On the evening he arrives home, Levin informs his bailiff of his plan and is met with great and visible agreement that the current system is broken and must be fixed. When Levin outlines his plan for laborers to become shareholders, however, the bailiff looks despondent and offers no definite opinion before changing the subject and making it clear that this is not the time for such a discussion.
Levin encounters the same reluctance among the laborers, as they are too absorbed in their work to spend time considering the idea. Ivan the cowherd is in favor of the plan until Levin begins talking about all the future benefits of it; then the peasant immediately begins doing any task he can find.
Another difficulty Levin encounters is the peasants’ lack of trust that a landowner would do anything for them without the ulterior motive of working them even harder. They are convinced that Levin has other goals which he has not told them, and they express their unalterable position that they will not be forced to use any new methods or implements to do their work. They even agree with him that these methods and equipment are easier and more efficient; however, they are adamant and Levin is forced, regretfully, to give up some of the improved methods. Nevertheless, Levin prevails despite these difficulties and by autumn he has a moderately reformed working system.
Levin divides some of his land into three parcels and chooses several peasants who then gather workers (made up primarily of family and friends), and they become Levin’s partner for that parcel of land. The rest of the farm is run in the old way, but these three associated partnerships are the first step to a greater change. This process has been consuming, and it is not a complete success; however, he still sees what he has done as an accomplishment.

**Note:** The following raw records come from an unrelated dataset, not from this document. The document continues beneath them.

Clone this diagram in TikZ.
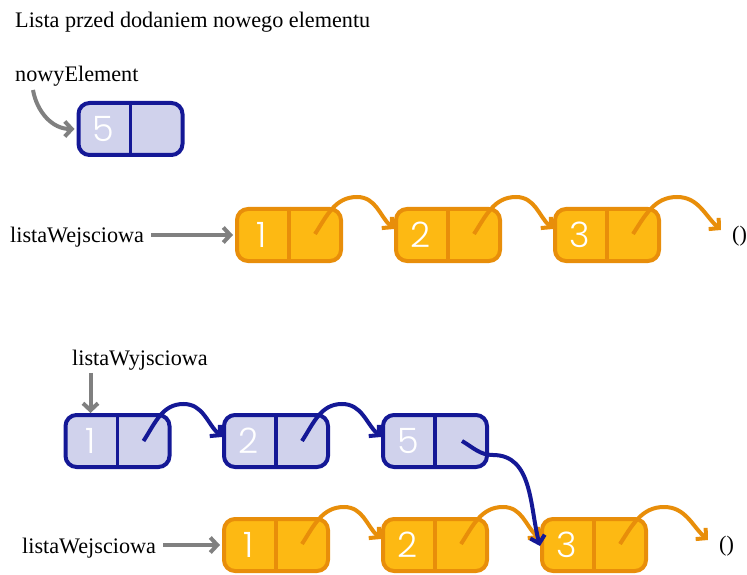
\documentclass[tikz,border=0pt]{standalone}
\usepackage{fontspec}
\setmainfont{Liberation Serif}
\newfontfamily\digitfont{Poppins Light}
\usetikzlibrary{arrows.meta}
\definecolor{orfill}{RGB}{253,185,19}
\definecolor{ordraw}{RGB}{232,142,10}
\definecolor{blfill}{RGB}{208,210,236}
\definecolor{bldraw}{RGB}{20,24,150}
\definecolor{grarrow}{RGB}{128,128,128}
\newcommand\mkcell[5]{%
  \node[#2cell] (#1) at (#3,#4) {};
  \draw[#2div] (#1.north) -- (#1.south);
  \node[digit] (#1d) at ([xshift=-27pt]#1.center) {#5};
}
\begin{document}
\begin{tikzpicture}[x=1pt,y=1pt,
  cell/.style={rectangle, rounded corners=11pt, minimum width=104pt, minimum height=52pt, line width=4pt, inner sep=0pt},
  orcell/.style={cell, draw=ordraw, fill=orfill},
  blcell/.style={cell, draw=bldraw, fill=blfill},
  ordiv/.style={line width=3.5pt, draw=ordraw},
  bldiv/.style={line width=3.5pt, draw=bldraw},
  digit/.style={font=\digitfont\fontsize{35}{35}\selectfont, text=white, inner sep=0pt},
  lbl/.style={font=\fontsize{22.2}{25}\selectfont, inner sep=0pt},
  tip/.style={-{Straight Barb[length=7pt,width=15pt]}, line width=4pt},
  grayarrow/.style={tip, draw=grarrow},
]
\useasboundingbox (0,0) rectangle (747,574);

\node[lbl, anchor=base west] (title) at (15,546) {Lista przed dodaniem nowego elementu};

% new element
\node[lbl, anchor=base west] (now) at (15,492) {nowyElement};
\mkcell{n5}{bl}{130.5}{445}{5}
\draw[grayarrow] ([xshift=18pt,yshift=-3pt]now.south west) to[out=-80,in=180] ([xshift=-2pt]n5.west);

% input list (top)
\node[lbl, anchor=base west] (lw1) at (10,331) {listaWejsciowa};
\mkcell{a1}{or}{289}{339}{1}
\mkcell{a2}{or}{448}{339}{2}
\mkcell{a3}{or}{607}{339}{3}
\node[lbl] (nil1) at (739.5,338) {()};
\draw[grayarrow] (lw1.east |- a1.west) ++(7,0) -- ([xshift=-2pt]a1.west);
\draw[tip, ordraw] ([xshift=26pt,yshift=1pt]a1.center) to[out=57,in=180] ++(42,37) to[out=0,in=138] ([yshift=6pt]a2.west);
\draw[tip, ordraw] ([xshift=26pt,yshift=1pt]a2.center) to[out=57,in=180] ++(42,37) to[out=0,in=138] ([yshift=6pt]a3.west);
\draw[tip, ordraw] ([xshift=26pt,yshift=1pt]a3.center) to[out=57,in=180] ++(44,37) to[out=0,in=138] ([xshift=-11pt,yshift=6pt]nil1.west);

% output list
\node[lbl, anchor=base west] (lwy) at (72,209) {listaWyjsciowa};
\mkcell{b1}{bl}{117.5}{133}{1}
\mkcell{b2}{bl}{276}{133}{2}
\mkcell{b3}{bl}{435}{133}{5}
\draw[grayarrow] (b1d |- lwy.south) ++(0,-3) -- (b1d |- b1.north);

% input list (bottom)
\node[lbl, anchor=base west] (lw2) at (22,21) {listaWejsciowa};
\mkcell{c1}{or}{276}{29}{1}
\mkcell{c2}{or}{435}{29}{2}
\mkcell{c3}{or}{594}{29}{3}
\node[lbl] (nil2) at (726.5,28) {()};
\draw[grayarrow] (lw2.east |- c1.west) ++(7,0) -- ([xshift=-2pt]c1.west);
\draw[tip, ordraw] ([xshift=26pt,yshift=1pt]c1.center) to[out=57,in=180] ++(42,37) to[out=0,in=138] ([yshift=6pt]c2.west);
\draw[tip, ordraw] ([xshift=26pt,yshift=1pt]c2.center) to[out=57,in=180] ++(42,37) to[out=0,in=138] ([yshift=6pt]c3.west);
\draw[tip, ordraw] ([xshift=26pt,yshift=1pt]c3.center) to[out=57,in=180] ++(44,37) to[out=0,in=138] ([xshift=-11pt,yshift=6pt]nil2.west);

% output links
\draw[tip, bldraw] ([xshift=26pt,yshift=0pt]b1.center) to[out=57,in=180] ++(40,37) to[out=0,in=138] ([yshift=4pt]b2.west);
\draw[tip, bldraw] ([xshift=26pt,yshift=0pt]b2.center) to[out=57,in=180] ++(40,37) to[out=0,in=138] ([yshift=4pt]b3.west);
\draw[tip, bldraw] ([xshift=27pt]b3.center) to[out=-30,in=180] ++(31,-14) to[out=0,in=105] ([yshift=-1pt]c3.west);
\end{tikzpicture}
\end{document}
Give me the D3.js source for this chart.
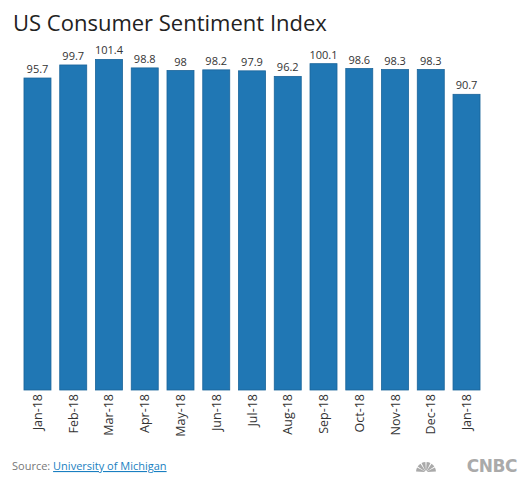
<!DOCTYPE html>
<html><head><meta charset="utf-8">
<script src="https://cdn.jsdelivr.net/npm/d3@7"></script>
<style>body{margin:0;background:#fff}text{font-family:"Open Sans",sans-serif}</style>
</head><body><div id="chart"></div>
<script>
// Data
const months = ["Jan-18","Feb-18","Mar-18","Apr-18","May-18","Jun-18","Jul-18","Aug-18","Sep-18","Oct-18","Nov-18","Dec-18","Jan-18 "];
const values = [95.7, 99.7, 101.4, 98.8, 98, 98.2, 97.9, 96.2, 100.1, 98.6, 98.3, 98.3, 90.7];
const labels = ["95.7","99.7","101.4","98.8","98","98.2","97.9","96.2","100.1","98.6","98.3","98.3","90.7"];

const W = 529, H = 486;
const svg = d3.select("#chart").append("svg").attr("width", W).attr("height", H);

const x = d3.scaleBand().domain(months).range([19.6, 484.4]).paddingInner(0.245).paddingOuter(0.1225);
const y = d3.scaleLinear().domain([0, 110]).range([390, 31.4]);

// Title
svg.append("text").attr("x", 13).attr("y", 31).style("font-size", "22px").style("fill", "#222")
  .text("US Consumer Sentiment Index");

// Bars
svg.selectAll("rect.bar").data(values).enter().append("rect")
  .attr("class", "bar")
  .attr("x", (d, i) => x(months[i]))
  .attr("y", d => y(d))
  .attr("width", x.bandwidth())
  .attr("height", d => y(0) - y(d))
  .attr("fill", "#2077b4")
  .attr("stroke", "#1a649a").attr("stroke-width", 0.8);

// Value labels
svg.selectAll("text.val").data(values).enter().append("text")
  .attr("x", (d, i) => x(months[i]) + x.bandwidth() / 2)
  .attr("y", d => y(d) - 5)
  .attr("text-anchor", "middle")
  .style("font-size", "11px").style("fill", "#333")
  .text((d, i) => labels[i]);

// Category labels (rotated)
svg.selectAll("text.cat").data(months).enter().append("text")
  .attr("transform", d => `translate(${x(d) + x.bandwidth() / 2 + 4.5},394) rotate(-90)`)
  .attr("text-anchor", "end")
  .style("font-size", "12.5px").style("fill", "#333")
  .text(d => d.trim());

// Source
const src = svg.append("text").attr("x", 12).attr("y", 470).style("font-size", "11px").style("fill", "#777");
src.append("tspan").text("Source: ");
src.append("tspan").style("fill", "#1a7fc1").style("text-decoration", "underline").text("University of Michigan");

// Logo
svg.append("text").attr("x", 517).attr("y", 472).attr("text-anchor", "end")
  .style("font-size", "17px").style("font-weight", "900").style("fill", "#aaa")
  .style("font-family", "'DejaVu Sans', sans-serif").style("letter-spacing", "-0.5px").text("CNBC");
svg.append("g").attr("transform", "translate(426,472)").selectAll("path")
  .data(d3.range(6)).enter().append("path")
  .attr("d", d => {
    const a = -Math.PI / 2 + d * Math.PI / 6;
    return d3.arc()({innerRadius: 1.5, outerRadius: 10, startAngle: a + 0.06, endAngle: a + Math.PI / 6 - 0.06});
  })
  .attr("fill", "#aaa");
</script></body></html>
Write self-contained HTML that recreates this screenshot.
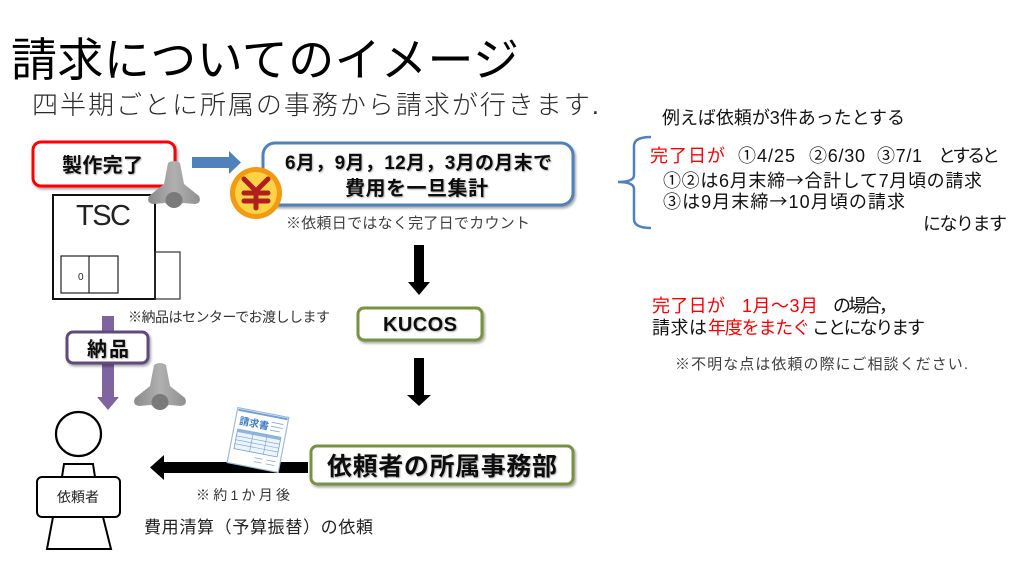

When he is not dealing with these matters, Levin is inside working on his book. The Oblonskys return to Moscow at the end of the summer, and by then Levin has read all the books he borrowed from Sviazhsky. Nothing he reads talks about a system such as he envisions, and Levin is convinced Russia has “millions of hands and millions of acres” which can be made more productive for the benefit of the entire country. He plans to prove it in his book and will travel abroad this autumn to observe other places and systems.